What you will do.
Omit every picture, and retype the lines that run from the beginning of the data below through the line containing "plt.rcParams['font.family'] = ['Liberation", inclusive.

Records for this task.
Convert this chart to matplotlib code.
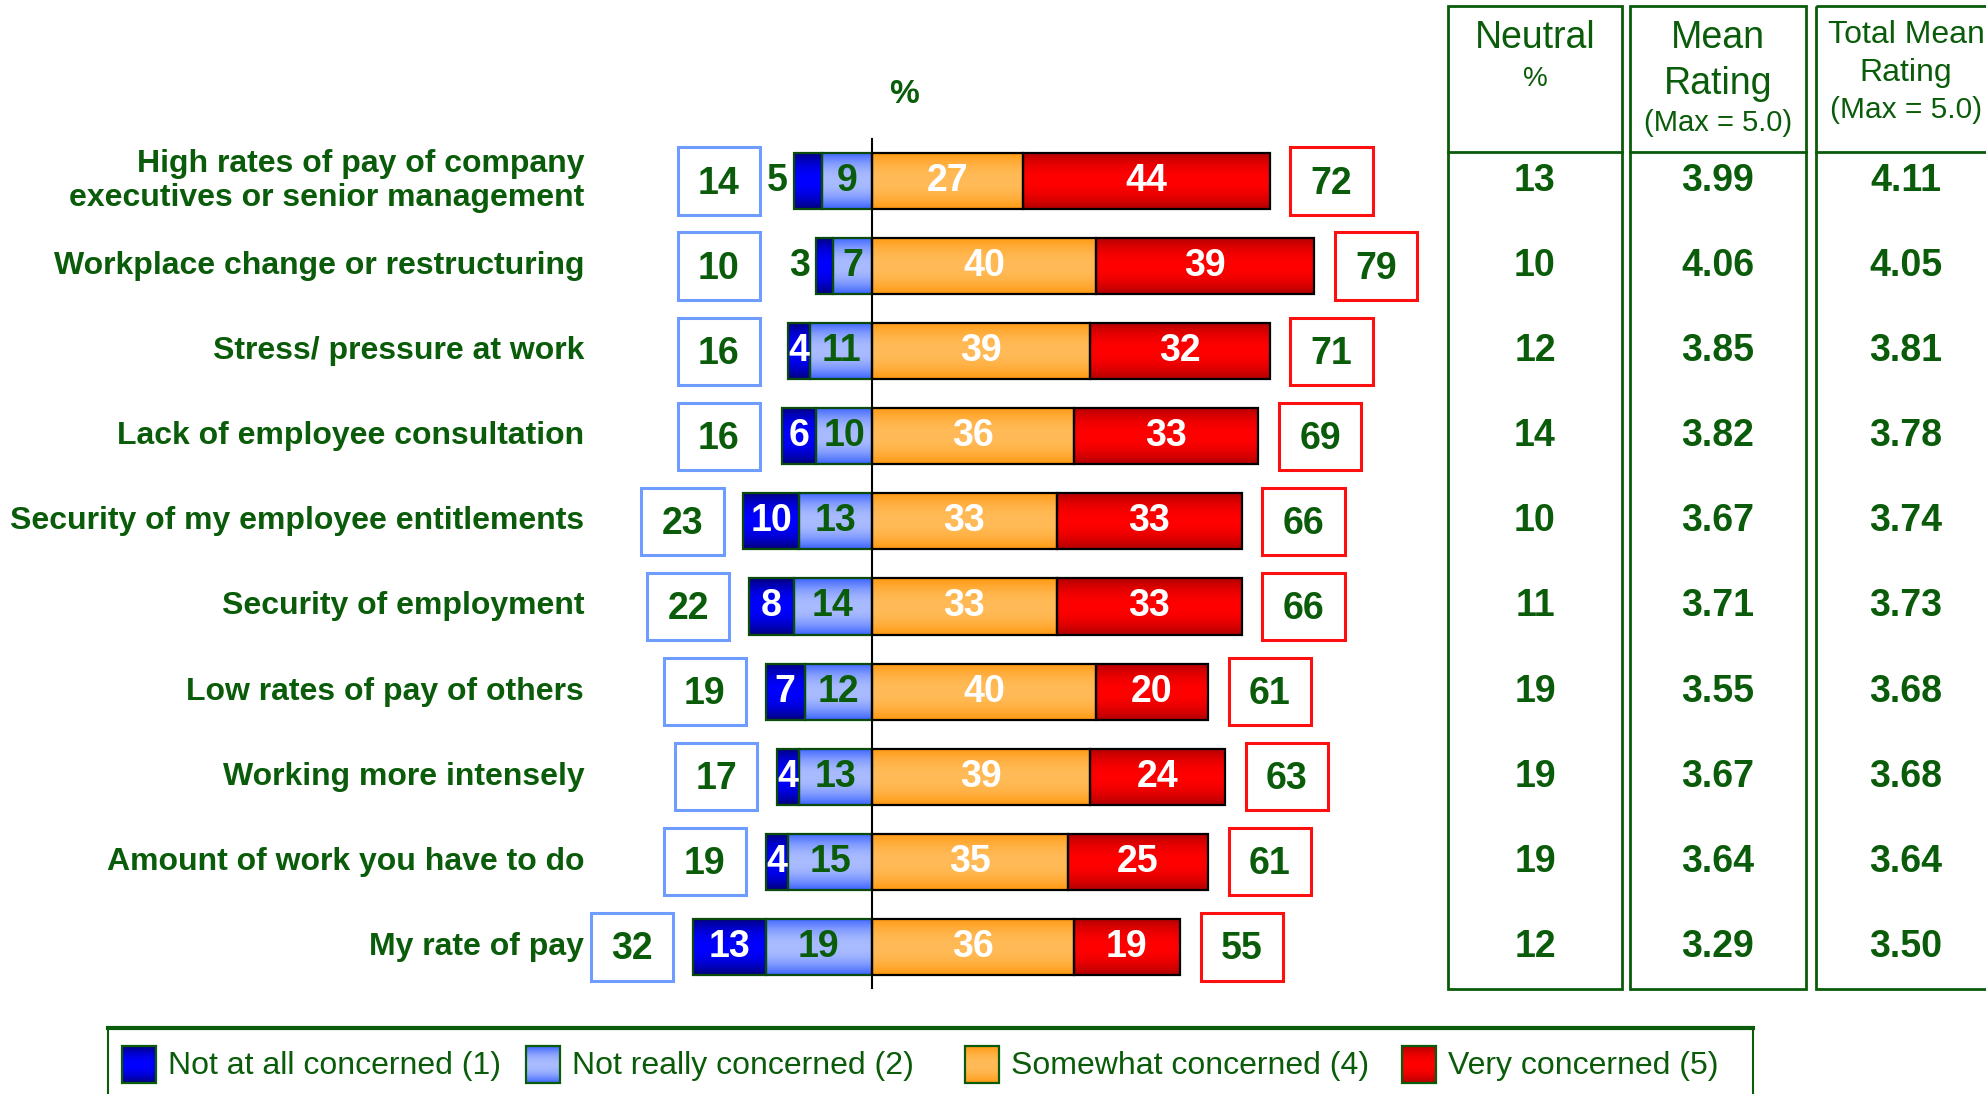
import numpy as np
import matplotlib
matplotlib.use('Agg')
import matplotlib.pyplot as plt
from matplotlib.patches import Rectangle
from matplotlib.colors import to_rgb

plt.rcParams['font.family'] = ['Liberation Sans', 'DejaVu Sans']

categories = [
    'High rates of pay of company\nexecutives or senior management',
    'Workplace change or restructuring',
    'Stress/ pressure at work',
    'Lack of employee consultation',
    'Security of my employee entitlements',
    'Security of employment',
    'Low rates of pay of others',
    'Working more intensely',
    'Amount of work you have to do',
    'My rate of pay',
]
not_at_all = [5, 3, 4, 6, 10, 8, 7, 4, 4, 13]
not_really = [9, 7, 11, 10, 13, 14, 12, 13, 15, 19]
somewhat = [27, 40, 39, 36, 33, 33, 40, 39, 35, 36]
very = [44, 39, 32, 33, 33, 33, 20, 24, 25, 19]
total_not = [14, 10, 16, 16, 23, 22, 19, 17, 19, 32]
total_conc = [72, 79, 71, 69, 66, 66, 61, 63, 61, 55]
neutral = [13, 10, 12, 14, 10, 11, 19, 19, 19, 12]
mean_rating = ['3.99', '4.06', '3.85', '3.82', '3.67', '3.71', '3.55', '3.67', '3.64', '3.29']
total_mean = ['4.11', '4.05', '3.81', '3.78', '3.74', '3.73', '3.68', '3.68', '3.64', '3.50']
legend_labels = ['Not at all concerned (1)', 'Not really concerned (2)',
                 'Somewhat concerned (4)', 'Very concerned (5)']
dark_label_outside = [True, True, False, False, False, False, False, False, False, False]

GREEN = '#0a5c0a'
# (edge colour, centre colour) of the shaded bars
shades = [('#00007a', '#0000ff'), ('#3a62ff', '#aabcff'),
          ('#ff9810', '#ffbb58'), ('#b00000', '#ff0000')]

W, H = 1986, 1094
zero_px, pct_px = 872, 5.6        # x position of 0 % and pixels per %
row0_px, row_px = 181, 85.1       # y of first row and row spacing


def ry(py):
    return (py - row0_px) / row_px


def grad_bar(ax, x0, w, yc, h, colors, ec):
    t = np.linspace(0, 1, 80)
    prof = 1 - np.abs(2 * t - 1) ** 2
    e = np.array(to_rgb(colors[0]))
    m = np.array(to_rgb(colors[1]))
    img = (e + (m - e) * prof[:, None])[:, None, :]
    rect = Rectangle((x0, yc - h / 2), w, h, facecolor='none', edgecolor=ec,
                     lw=1.6, zorder=3)
    ax.add_patch(rect)
    im = ax.imshow(img, extent=(x0, x0 + w, yc + h / 2, yc - h / 2),
                   aspect='auto', zorder=2, interpolation='bilinear')
    im.set_clip_path(rect)


fig = plt.figure(figsize=(W / 100, H / 100), dpi=100)
ax = fig.add_axes([0, 0, 1, 1])
ax.set_axis_off()

bh = 0.66
fs = 27
y = np.arange(len(categories))
for i in y:
    na, nr, s, v = not_at_all[i], not_really[i], somewhat[i], very[i]
    grad_bar(ax, -(na + nr), na, i, bh, shades[0], '#0a4a0a')
    grad_bar(ax, -nr, nr, i, bh, shades[1], '#0a4a0a')
    grad_bar(ax, 0, s, i, bh, shades[2], 'black')
    grad_bar(ax, s, v, i, bh, shades[3], 'black')

    if dark_label_outside[i]:
        ax.text(-(na + nr) - 1.0, i, str(na), ha='right', va='center',
                fontsize=fs, fontweight='bold', color=GREEN, zorder=5)
    else:
        ax.text(-(na + nr) + na / 2, i, str(na), ha='center', va='center',
                fontsize=fs, fontweight='bold', color='white', zorder=5)
    ax.text(-nr / 2, i, str(nr), ha='center', va='center', fontsize=fs,
            fontweight='bold', color=GREEN, zorder=5)
    ax.text(s / 2, i, str(s), ha='center', va='center', fontsize=fs,
            fontweight='bold', color='white', zorder=5)
    ax.text(s + v / 2, i, str(v), ha='center', va='center', fontsize=fs,
            fontweight='bold', color='white', zorder=5)

    # summary boxes either side
    bw, bhh = 14.7, 0.79
    lright = min(-(na + nr) - 3.5, -20)
    ax.add_patch(Rectangle((lright - bw, i - bhh / 2), bw, bhh, facecolor='white',
                           edgecolor='#6f9cff', lw=2.2, zorder=3))
    ax.text(lright - bw / 2, i + 0.03, str(total_not[i]), ha='center', va='center',
            fontsize=fs, fontweight='bold', color=GREEN, zorder=5)
    rleft = s + v + 3.7
    ax.add_patch(Rectangle((rleft, i - bhh / 2), bw, bhh, facecolor='white',
                           edgecolor='#ff1010', lw=2.2, zorder=3))
    ax.text(rleft + bw / 2, i + 0.03, str(total_conc[i]), ha='center', va='center',
            fontsize=fs, fontweight='bold', color=GREEN, zorder=5)

    ax.text(-51.4, i, categories[i], ha='right', va='center', fontsize=23,
            fontweight='bold', color=GREEN, linespacing=1.2)

ax.plot([0, 0], [ry(139), ry(988)], color='black', lw=1.5, zorder=4)
ax.text(5.8, ry(95), '%', ha='center', va='center', fontsize=24,
        fontweight='bold', color=GREEN)

ax.set_xlim(-zero_px / pct_px, (W - zero_px) / pct_px)
ax.set_ylim(ry(H), ry(0))

# table on the right, x in pixels, y shared with the rows
tax = fig.add_axes([0, 0, 1, 1], sharey=ax)
tax.set_axis_off()
tax.patch.set_alpha(0)
tax.set_xlim(0, W)
cols = [(1448, 1622), (1630, 1806), (1816, 2000)]
for x0, x1 in cols:
    tax.add_patch(Rectangle((x0, ry(6)), x1 - x0, ry(989) - ry(6), facecolor='none',
                            edgecolor=GREEN, lw=2, zorder=3, clip_on=False))
    tax.plot([x0, x1], [ry(152), ry(152)], color=GREEN, lw=2, zorder=3)

cx = [1535, 1718, 1906]
tax.text(cx[0], ry(38), 'Neutral', ha='center', va='center', fontsize=27, color=GREEN)
tax.text(cx[0], ry(79), '%', ha='center', va='center', fontsize=20, color=GREEN)
tax.text(cx[1], ry(38), 'Mean', ha='center', va='center', fontsize=27, color=GREEN)
tax.text(cx[1], ry(84), 'Rating', ha='center', va='center', fontsize=27, color=GREEN)
tax.text(cx[1], ry(123), '(Max = 5.0)', ha='center', va='center', fontsize=21, color=GREEN)
tax.text(cx[2], ry(35), 'Total Mean', ha='center', va='center', fontsize=23, color=GREEN)
tax.text(cx[2], ry(73), 'Rating', ha='center', va='center', fontsize=23, color=GREEN)
tax.text(cx[2], ry(110), '(Max = 5.0)', ha='center', va='center', fontsize=21.5, color=GREEN)

for i in y:
    tax.text(cx[0], i, str(neutral[i]), ha='center', va='center', fontsize=fs,
             fontweight='bold', color=GREEN)
    tax.text(cx[1], i, mean_rating[i], ha='center', va='center', fontsize=fs,
             fontweight='bold', color=GREEN)
    tax.text(cx[2], i, total_mean[i], ha='center', va='center', fontsize=fs,
             fontweight='bold', color=GREEN)

# legend drawn by hand along the bottom
lax = fig.add_axes([0, 0, 1, 1])
lax.set_axis_off()
lax.patch.set_alpha(0)
lax.plot([108, 108], [1028, H], color=GREEN, lw=1.5)
lax.plot([1753, 1753], [1028, H], color=GREEN, lw=1.5)
lax.plot([108, 1753], [1028, 1028], color=GREEN, lw=3)
patch_x = [122, 526, 965, 1402]
for k, lab in enumerate(legend_labels):
    grad_bar(lax, patch_x[k], 34, 1064.5, 37, (shades[k][0], shades[k][1]), GREEN)
    lax.text(patch_x[k] + 46, 1066, lab, ha='left', va='center', fontsize=23,
             color=GREEN)
lax.set_xlim(0, W)
lax.set_ylim(H, 0)

fig.savefig('out.png', dpi=100)
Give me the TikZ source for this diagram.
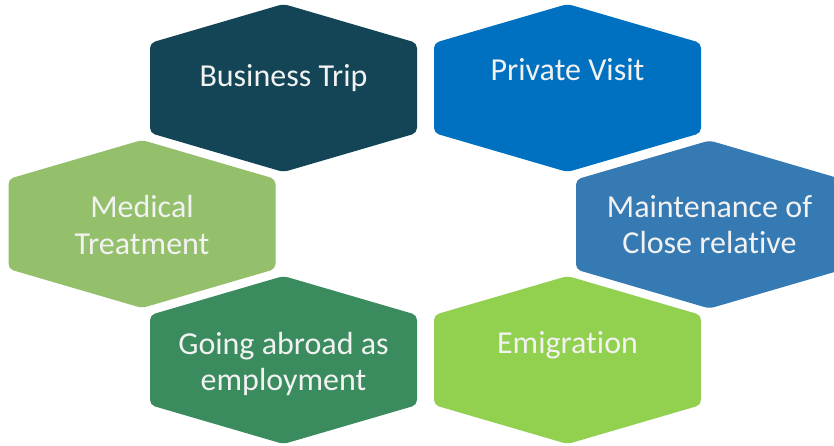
\documentclass[tikz,border=0pt]{standalone}
\usepackage{fontspec}
\setmainfont{Carlito}[Ligatures={NoCommon,NoContextual}]
\usepackage{xcolor}
\definecolor{TripTeal}{HTML}{134556}
\definecolor{VisitBlue}{HTML}{0070C0}
\definecolor{MedGreen}{HTML}{94C06C}
\definecolor{UpkeepBlue}{HTML}{367AB4}
\definecolor{JobGreen}{HTML}{3A8B5E}
\definecolor{EmigGreen}{HTML}{92D050}
\definecolor{LabelWhite}{HTML}{F2F2F2}
\tikzset{
    % Hexagon tiles - flat sides left and right, slightly rounded corners
    hextile/.style={
        rounded corners=5pt
    },
    hexlabel/.style={
        text=LabelWhite,
        align=center,
        inner sep=0pt,
        font=\fontsize{32}{36}\selectfont
    }
}

\begin{document}
\begin{tikzpicture}[x=1pt, y=-1pt]
    \useasboundingbox (0,0) rectangle (834,445);
    \clip (0,0) rectangle (834,445);

    % name / centre x / centre y / fill / label shift / label
    \foreach \name/\cx/\cy/\col/\dy/\txt in {
        trip/283.5/88/TripTeal/-10/{Business Trip},
        visit/567.5/88/VisitBlue/-18/{Private Visit},
        medical/142/224/MedGreen/1/{Medical\\Treatment},
        upkeep/709.5/224.5/UpkeepBlue/0/{Maintenance of\\Close relative},
        jobs/283.5/360/JobGreen/4/{Going abroad as\\employment},
        emigr/567.5/360/EmigGreen/-15/{Emigration}}{
        \fill[hextile, \col] (\cx,\cy) ++(0,-84) -- ++(133.5,39) -- ++(0,90)
            -- ++(-133.5,39) -- ++(-133.5,-39) -- ++(0,-90) -- cycle;
        \node[hexlabel] (\name) at (\cx,\cy+\dy) {\txt};
    }
\end{tikzpicture}
\end{document}
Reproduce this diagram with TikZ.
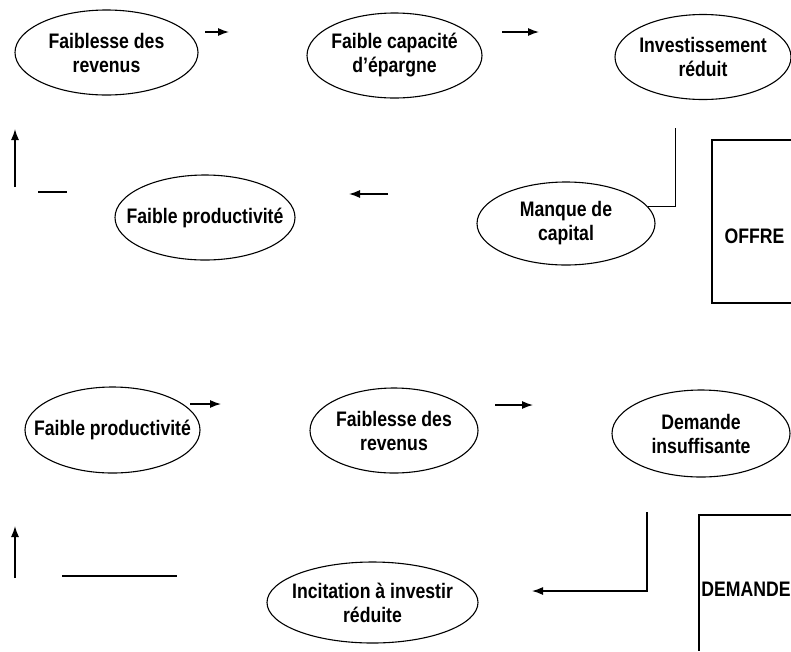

Completed exercise.
Convert this chart to matplotlib code.
import numpy as np
import matplotlib
matplotlib.use('Agg')
import matplotlib.pyplot as plt
from matplotlib.patches import Rectangle
from matplotlib.colors import to_rgb

plt.rcParams['font.family'] = ['Liberation Sans', 'DejaVu Sans']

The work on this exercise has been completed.